## WHAT YOU HAVE TO DO
Set all the material down again unchanged, without the pictures.

((

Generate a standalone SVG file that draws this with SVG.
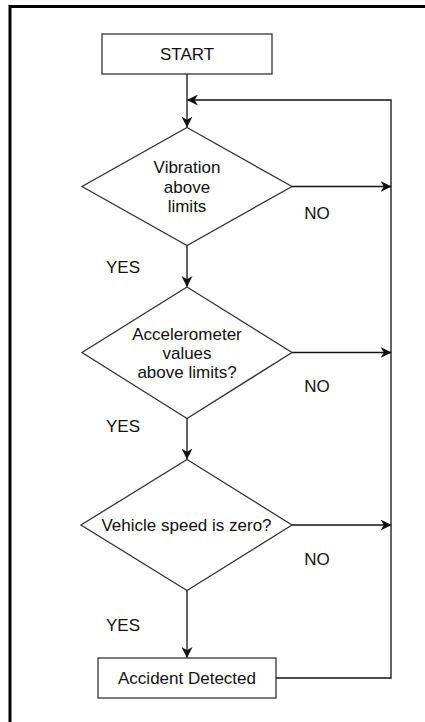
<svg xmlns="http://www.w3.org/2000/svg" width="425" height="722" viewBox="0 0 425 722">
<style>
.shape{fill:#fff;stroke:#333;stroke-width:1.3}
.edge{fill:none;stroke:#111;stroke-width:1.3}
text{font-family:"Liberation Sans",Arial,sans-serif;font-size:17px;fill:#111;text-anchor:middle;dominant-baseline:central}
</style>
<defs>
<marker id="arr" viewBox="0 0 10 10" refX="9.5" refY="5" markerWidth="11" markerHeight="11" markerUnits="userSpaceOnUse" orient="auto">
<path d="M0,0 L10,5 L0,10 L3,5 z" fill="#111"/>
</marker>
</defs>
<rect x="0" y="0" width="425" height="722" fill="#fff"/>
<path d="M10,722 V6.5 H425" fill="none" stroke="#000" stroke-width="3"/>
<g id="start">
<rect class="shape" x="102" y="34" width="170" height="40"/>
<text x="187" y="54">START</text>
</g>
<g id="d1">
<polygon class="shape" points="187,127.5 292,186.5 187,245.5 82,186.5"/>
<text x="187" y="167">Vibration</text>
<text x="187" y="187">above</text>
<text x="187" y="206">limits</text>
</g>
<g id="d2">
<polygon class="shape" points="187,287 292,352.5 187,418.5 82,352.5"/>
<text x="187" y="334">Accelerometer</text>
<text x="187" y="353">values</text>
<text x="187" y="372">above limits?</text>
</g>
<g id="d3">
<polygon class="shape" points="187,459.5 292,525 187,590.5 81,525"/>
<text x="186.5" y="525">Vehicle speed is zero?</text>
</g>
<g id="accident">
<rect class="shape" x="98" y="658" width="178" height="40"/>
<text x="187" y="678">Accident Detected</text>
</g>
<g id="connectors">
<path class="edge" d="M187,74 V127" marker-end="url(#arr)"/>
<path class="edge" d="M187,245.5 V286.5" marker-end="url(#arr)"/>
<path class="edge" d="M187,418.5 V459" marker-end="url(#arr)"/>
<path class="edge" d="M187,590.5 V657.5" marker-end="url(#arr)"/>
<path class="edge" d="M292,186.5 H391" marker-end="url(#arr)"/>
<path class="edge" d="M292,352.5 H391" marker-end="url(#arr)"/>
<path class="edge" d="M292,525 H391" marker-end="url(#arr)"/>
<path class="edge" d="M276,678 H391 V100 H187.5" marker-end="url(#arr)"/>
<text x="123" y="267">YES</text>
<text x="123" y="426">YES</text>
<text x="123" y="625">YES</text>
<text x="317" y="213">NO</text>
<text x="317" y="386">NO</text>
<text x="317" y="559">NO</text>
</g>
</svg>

))

## TASK SOLUTION
Generate a standalone SVG file that draws this with SVG.
<svg xmlns="http://www.w3.org/2000/svg" width="425" height="722" viewBox="0 0 425 722">
<style>
.shape{fill:#fff;stroke:#333;stroke-width:1.3}
.edge{fill:none;stroke:#111;stroke-width:1.3}
text{font-family:"Liberation Sans",Arial,sans-serif;font-size:17px;fill:#111;text-anchor:middle;dominant-baseline:central}
</style>
<defs>
<marker id="arr" viewBox="0 0 10 10" refX="9.5" refY="5" markerWidth="11" markerHeight="11" markerUnits="userSpaceOnUse" orient="auto">
<path d="M0,0 L10,5 L0,10 L3,5 z" fill="#111"/>
</marker>
</defs>
<rect x="0" y="0" width="425" height="722" fill="#fff"/>
<path d="M10,722 V6.5 H425" fill="none" stroke="#000" stroke-width="3"/>
<g id="start">
<rect class="shape" x="102" y="34" width="170" height="40"/>
<text x="187" y="54">START</text>
</g>
<g id="d1">
<polygon class="shape" points="187,127.5 292,186.5 187,245.5 82,186.5"/>
<text x="187" y="167">Vibration</text>
<text x="187" y="187">above</text>
<text x="187" y="206">limits</text>
</g>
<g id="d2">
<polygon class="shape" points="187,287 292,352.5 187,418.5 82,352.5"/>
<text x="187" y="334">Accelerometer</text>
<text x="187" y="353">values</text>
<text x="187" y="372">above limits?</text>
</g>
<g id="d3">
<polygon class="shape" points="187,459.5 292,525 187,590.5 81,525"/>
<text x="186.5" y="525">Vehicle speed is zero?</text>
</g>
<g id="accident">
<rect class="shape" x="98" y="658" width="178" height="40"/>
<text x="187" y="678">Accident Detected</text>
</g>
<g id="connectors">
<path class="edge" d="M187,74 V127" marker-end="url(#arr)"/>
<path class="edge" d="M187,245.5 V286.5" marker-end="url(#arr)"/>
<path class="edge" d="M187,418.5 V459" marker-end="url(#arr)"/>
<path class="edge" d="M187,590.5 V657.5" marker-end="url(#arr)"/>
<path class="edge" d="M292,186.5 H391" marker-end="url(#arr)"/>
<path class="edge" d="M292,352.5 H391" marker-end="url(#arr)"/>
<path class="edge" d="M292,525 H391" marker-end="url(#arr)"/>
<path class="edge" d="M276,678 H391 V100 H187.5" marker-end="url(#arr)"/>
<text x="123" y="267">YES</text>
<text x="123" y="426">YES</text>
<text x="123" y="625">YES</text>
<text x="317" y="213">NO</text>
<text x="317" y="386">NO</text>
<text x="317" y="559">NO</text>
</g>
</svg>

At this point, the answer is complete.